The sight of mining companies promising never to commit recent sins again – mostly of over-extending their balance sheets by chasing market share over economic sense – is a slightly comical one. Suitably reprimanded, mining executives are sitting obediently and nodding.
It’s a theme that has emerged from the Mining Indaba, the Africa-focused resources jamboree that played out again in Cape Town, which was noticeably lacking the much sought-after resource of water.
“We have a responsibility as management and we have to be convinced that what we are doing is something the shareholders can support,” said Norman Mbazima, deputy chairman of Anglo American South Africa in an interview with finweek at the conference.
“We have all taken a knock on the head,” he added in reference to the shrivening years between 2013 and 2015 when mining companies were troubled by high debt levels.
In the case of Anglo, it was forced to more than halve its debt – down to about $6.7bn at its half-year point end June – and most probably much lower by the time it reports its full-year figures later this month.
This came at a price, however. Tens of thousands of jobs have been removed off Anglo’s payroll as it bid goodbye to 30 or so assets.
The outcome for mining firms is not entirely clear; in fact, the investment community is ambivalent about whether mining companies have done enough to solidify their positions, which is why equity prices continue to lag the prices of the metals they mine and market.
Anecdotally some are doubtful mining firms have learnt the lessons of the past: “Until the next time” – said a prominent analyst as he leaned into the bar at a conference-related cocktail party.
While formally Goldman Sachs is a bull on diversified mining companies in particular, it said in a recent report that it was the most bullish on commodities in more than a decade. Provided mining companies stuck to tight capital allocation, and continued to pay fat dividends, the outlook for equities was good.
“Higher prices should lead to earnings upgrades and greater cash generation which do drive equity valuations,” it said.
This discussion about diversified mining firms – represented on the JSE by the likes of Anglo American, Glencore and BHP – led UK stockbroking firm AB Bernstein to ask whether 2018 might present as a “year of redemption” for the mining firms.
It set down criteria by which this might be achieved: no ill-advised mergers and acquisitions; no major upward revisions to capital expenditure guidance; major projects delivered sequentially – not in parallel; increased dividends; and game-changing productivity that it said must be identified and delivered.
Paying out cash was key.
“It is through the dividend policy chosen by the mining industry in aggregate that such a rerating of global mining assets can be achieved – something that is entirely a function of management decision-making,” said Paul Gait, an analyst for Bernstein.

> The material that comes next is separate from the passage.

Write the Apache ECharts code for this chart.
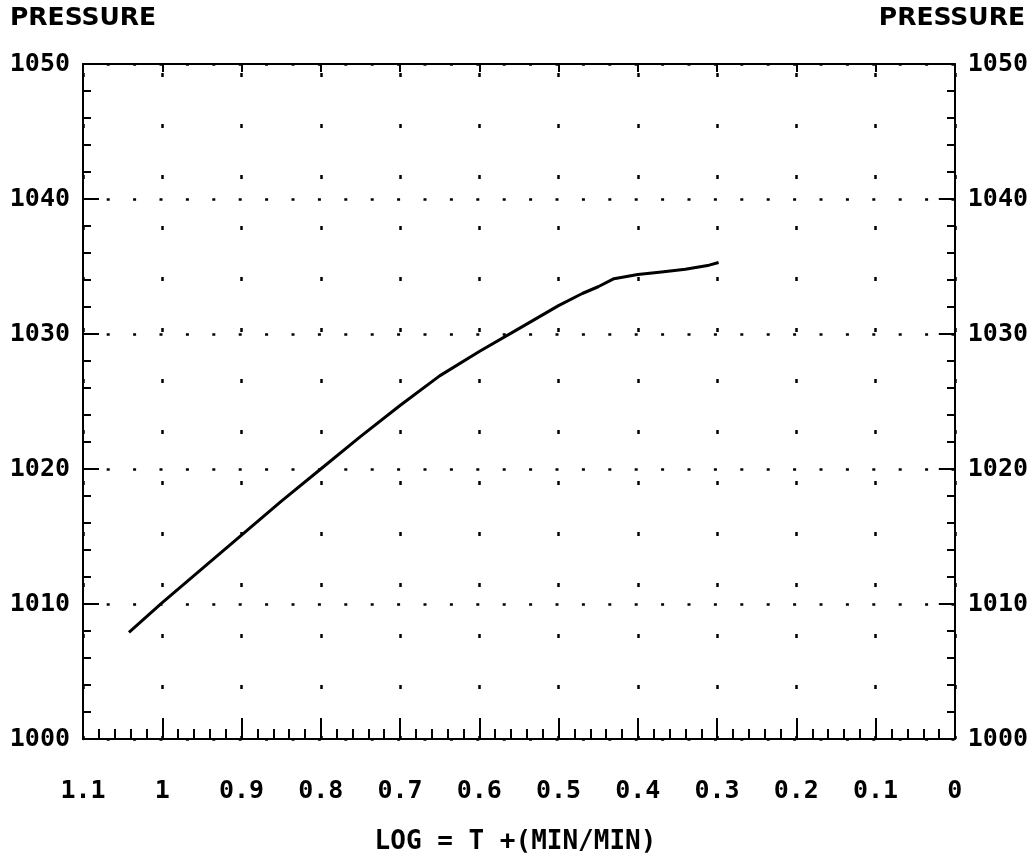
<!DOCTYPE html>
<html>
<head>
<meta charset="utf-8">
<title>Pressure vs log time</title>
<script src="https://cdn.jsdelivr.net/npm/echarts@6/dist/echarts.min.js"></script>
<style>
  html, body { margin: 0; padding: 0; background: #fff; }
  #chart { width: 1031px; height: 857px; }
</style>
</head>
<body>
<div id="chart"></div>
<script>
// log time values (axis runs 1.1 -> 0)
const logTime = [1.042, 1.0, 0.95, 0.9, 0.85, 0.8, 0.75, 0.7, 0.65, 0.6,
  0.55, 0.5, 0.47, 0.45, 0.43, 0.4, 0.37, 0.34, 0.31, 0.298];
// pressure
const pressure = [1007.9, 1010.1, 1012.6, 1015.1, 1017.6, 1020.0, 1022.4, 1024.7, 1026.9, 1028.7,
  1030.4, 1032.1, 1033.0, 1033.5, 1034.1, 1034.4, 1034.6, 1034.8, 1035.1, 1035.3];

const xTickLabels = ["0", "0.1", "0.2", "0.3", "0.4", "0.5", "0.6", "0.7", "0.8", "0.9", "1", "1.1"];
const yTickLabels = ["1000", "1010", "1020", "1030", "1040", "1050"];

const monoFont = "DejaVu Sans Mono";
const ink = "#000";

let chart = echarts.init(document.getElementById("chart"));

let points = logTime.map((t, i) => [t, pressure[i]]);

let gridRect = { left: 83, right: 76, top: 64, bottom: 118 };

//主刻度 y 轴（带标签）
function pressureAxis(pos) {
  return {
    type: "value",
    gridIndex: 0,
    position: pos,
    min: 1000,
    max: 1050,
    interval: 10,
    axisLine: { show: true, onZero: false, lineStyle: { color: ink, width: 2 } },
    axisTick: { show: true, inside: true, length: 16, lineStyle: { color: ink, width: 2 } },
    axisLabel: {
      margin: 13,
      color: ink,
      fontFamily: monoFont,
      fontWeight: "bold",
      fontSize: 25,
      formatter: function (v) {
        return yTickLabels[Math.round((v - 1000) / 10)];
      },
    },
    splitLine: {
      show: pos === "left",
      lineStyle: { color: ink, width: 2.5, type: [3, 23.4], dashOffset: 2.7 },
    },
  };
}

//次刻度 y 轴（第二个 grid，同位置）
function minorPressureAxis(pos) {
  return {
    type: "value",
    gridIndex: 1,
    position: pos,
    min: 1000,
    max: 1050,
    interval: 2,
    axisLine: { show: false, onZero: false },
    axisTick: { show: true, inside: true, length: 8, lineStyle: { color: ink, width: 2 } },
    axisLabel: { show: false },
    splitLine: { show: false },
  };
}

let options = {
  animation: false,
  backgroundColor: "#fff",
  title: [
    {
      text: "PRESSURE",
      left: 10,
      top: 6,
      padding: 0,
      textStyle: { fontFamily: "DejaVu Sans", fontSize: 25, fontWeight: "bold", color: ink },
    },
    {
      text: "PRESSURE",
      right: 6,
      top: 6,
      padding: 0,
      textStyle: { fontFamily: "DejaVu Sans", fontSize: 25, fontWeight: "bold", color: ink },
    },
    {
      text: "LOG = T +(MIN/MIN)",
      left: "center",
      top: 829,
      padding: 0,
      textStyle: { fontFamily: monoFont, fontSize: 26, fontWeight: "bold", color: ink },
    },
  ],
  grid: [
    Object.assign({}, gridRect),
    Object.assign({}, gridRect),
  ],
  xAxis: [
    {
      type: "value",
      gridIndex: 0,
      position: "bottom",
      inverse: true,
      min: 0,
      max: 1.1,
      interval: 0.1,
      axisLine: { show: true, onZero: false, lineStyle: { color: ink, width: 2 } },
      axisTick: { show: true, inside: true, length: 21, lineStyle: { color: ink, width: 2 } },
      axisLabel: {
        margin: 40,
        color: ink,
        fontFamily: monoFont,
        fontWeight: "bold",
        fontSize: 25,
        formatter: function (v) {
          return xTickLabels[Math.round(v * 10)];
        },
      },
      splitLine: {
        show: true,
        lineStyle: { color: ink, width: 2.5, type: [4, 47], dashOffset: 42 },
      },
    },
    {
      type: "value",
      gridIndex: 0,
      position: "top",
      inverse: true,
      min: 0,
      max: 1.1,
      interval: 0.1,
      axisLine: { show: true, onZero: false, lineStyle: { color: ink, width: 2 } },
      axisTick: { show: true, inside: true, length: 8, lineStyle: { color: ink, width: 2 } },
      axisLabel: { show: false },
      splitLine: { show: false },
    },
    {
      type: "value",
      gridIndex: 1,
      position: "bottom",
      inverse: true,
      min: 0,
      max: 1.1,
      interval: 0.02,
      axisLine: { show: false, onZero: false },
      axisTick: { show: true, inside: true, length: 10, lineStyle: { color: ink, width: 2 } },
      axisLabel: { show: false },
      splitLine: { show: false },
    },
  ],
  yAxis: [
    pressureAxis("left"),
    pressureAxis("right"),
    minorPressureAxis("left"),
    minorPressureAxis("right"),
  ],
  series: [
    {
      type: "line",
      data: points,
      xAxisIndex: 0,
      yAxisIndex: 0,
      showSymbol: false,
      smooth: false,
      lineStyle: { color: ink, width: 3 },
    },
  ],
};

chart.setOption(options);
</script>
</body>
</html>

Quite whether it will turn out this way remains to be seen. Mining assets are depleting as soon as the first tonne of ore is extracted, so the potential for cost-effective organic expansion – the type preferred by Glencore’s Ivan Glasenberg – is finite.
Then there’s the so-called “tourist investors” as described by Evy Hambro.
Speaking at the Mining Indaba, Hambro, who is chief investment officer of natural resources for BlackRock, the world’s largest asset manager, warned against those investment professionals whose want it is to flock to in-the-moment asset classes.
Such investors typically place pressure on mining company management to grow aggressively because they want to benefit from short-term hype whereas core mining investors have a long-term interest in the industry.
The consensus seems to be diversified mining firms can and will rerate.
Reports by Macquarie, Goldman Sachs, RBC Capital Markets and Bernstein, seen by finweek, seem to support the investment cases of Anglo American, Glencore and BHP.
The question is whether the mining sector can really break the habit of a lifetime, and keep within narrowly defined investment borders.